L’expérimentation, menée donc dans plus d’une trentaine d’établissements sur l’académie de Montpellier, est de taille statistique significative. Or les premières années ont amené à constater que les jeunes filles, effrayées par les options scientifiques M.P.I (mesures physiques industrielles) et surtout I.S.I (initiation aux sciences de l’ingénieur), se tournent volontiers vers l’option sciences plus généraliste. C’est de bon augure dans l’optique d’un meilleur équilibre filles-garçons dans les études scientifiques. Cela nous donne un argument supplémentaire dans le contexte actuel d’effondrement des effectifs dans les études scientifiques, délaissées massivement par les filles qui préfèrent se diriger vers les études médicales.

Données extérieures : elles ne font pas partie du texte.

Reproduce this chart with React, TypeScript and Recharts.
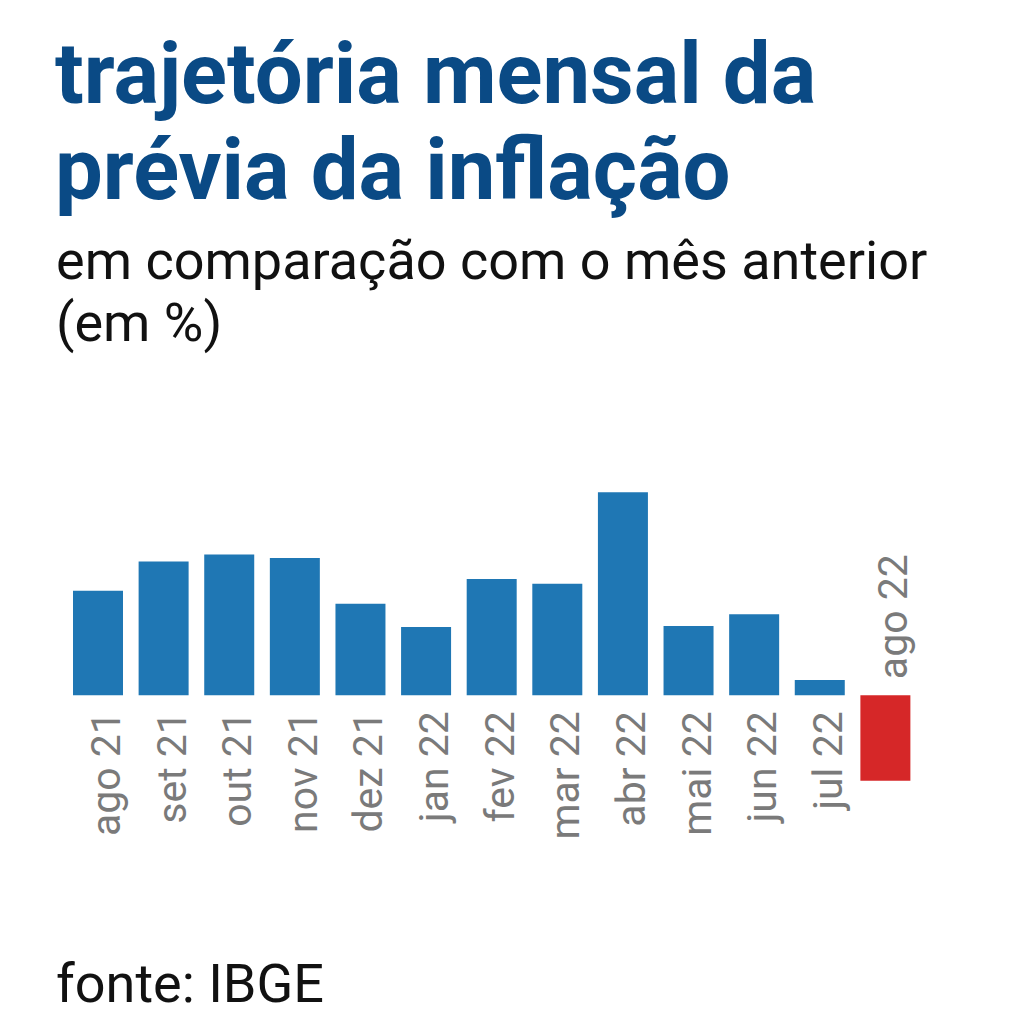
import React from 'react';
import { BarChart, Bar, XAxis, YAxis, Cell, LabelList } from 'recharts';

// IPCA-15, variação mensal (%)
const months = ['ago 21', 'set 21', 'out 21', 'nov 21', 'dez 21', 'jan 22', 'fev 22', 'mar 22', 'abr 22', 'mai 22', 'jun 22', 'jul 22', 'ago 22'];
const values = [0.89, 1.14, 1.2, 1.17, 0.78, 0.58, 0.99, 0.95, 1.73, 0.59, 0.69, 0.13, -0.73];

const data = months.map((month, i) => ({ month, value: values[i] }));

const BLUE = '#1f77b4';
const RED = '#d62728';
const LABEL_GRAY = '#7a7a7a';
const TITLE_BLUE = '#0a4a85';

const MonthLabel = (props: any) => {
  const { x, y, width, height, value, index } = props;
  const v = values[index];
  const cx = x + width / 2;
  const base = v >= 0 ? Math.max(y, y + height) : Math.min(y, y + height);
  const ty = v >= 0 ? base + 16 : base - 16;
  return (
    <text
      transform={`translate(${cx}, ${ty}) rotate(-90)`}
      x={0}
      y={22}
      textAnchor={v >= 0 ? 'end' : 'start'}
      fill={LABEL_GRAY}
      fontSize={41}
      fontFamily="Roboto, sans-serif"
    >
      {value}
    </text>
  );
};

const titleLine: React.CSSProperties = {
  position: 'absolute',
  left: 55,
  fontFamily: 'Roboto, sans-serif',
  fontWeight: 700,
  fontSize: 85,
  lineHeight: '90px',
  color: TITLE_BLUE,
  whiteSpace: 'nowrap',
};

const subLine: React.CSSProperties = {
  position: 'absolute',
  left: 56,
  fontFamily: 'Roboto, sans-serif',
  fontSize: 54,
  lineHeight: '62px',
  color: '#111',
  whiteSpace: 'nowrap',
};

export default function App() {
  return (
    <div style={{ position: 'absolute', left: 0, top: 0, width: 1019, height: 1024, background: '#fff', overflow: 'hidden' }}>
      <div style={{ ...titleLine, top: 29 }}>trajetória mensal da</div>
      <div style={{ ...titleLine, top: 125 }}>prévia da inflação</div>
      <div style={{ ...subLine, top: 230 }}>em comparação com o mês anterior</div>
      <div style={{ ...subLine, top: 292 }}>(em %)</div>
      <div style={{ position: 'absolute', top: 0, left: 0 }}>
        <BarChart
          width={1019}
          height={1024}
          data={data}
          margin={{ top: 484, right: 101, bottom: 235, left: 65 }}
        >
          <XAxis dataKey="month" hide />
          <YAxis hide domain={[-0.8, 1.8]} />
          <Bar dataKey="value" barSize={50} isAnimationActive={false}>
            {data.map((d) => (
              <Cell key={d.month} fill={d.value < 0 ? RED : BLUE} />
            ))}
            <LabelList dataKey="month" content={MonthLabel} />
          </Bar>
        </BarChart>
      </div>
      <div style={{ ...subLine, top: 953 }}>fonte: IBGE</div>
    </div>
  );
}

Face à la désaffection actuelle des filières scientifiques et pour donner envie aux élèves de poursuivre dans la voie scientifique, nous sommes en effet convaincus qu’un élève qui aura eu le temps de prendre goût à la recherche, qui sera capable de prendre des initiatives, de conjecturer, de s’autocritiquer, .… sera plus armé pour la suite de ses études scientifiques qu’un élève habitué à n’avoir en tête qu’un catalogue d’exercices stéréotypés. Il ne faut pas se voiler la face, ce n’est pas avec les horaires actuels que nous pouvons former nos élèves aux huit moments [2] d’une vraie formation mathématique tels que les avaient préconisés des militants de l’APMEP, il y a bien longtemps…, quand on avait encore 4 heures au collège, dans toutes les classes, quelquefois même dédoublées…
Le dossier de ce bulletin porte sur l’option sciences. Nous l’avons conçu pour vous donner un aperçu de ce qui s’y fait et peut-être vous donner envie à vous aussi de soutenir ce dispositif ou d’essayer de créer une option sciences dans votre établissement.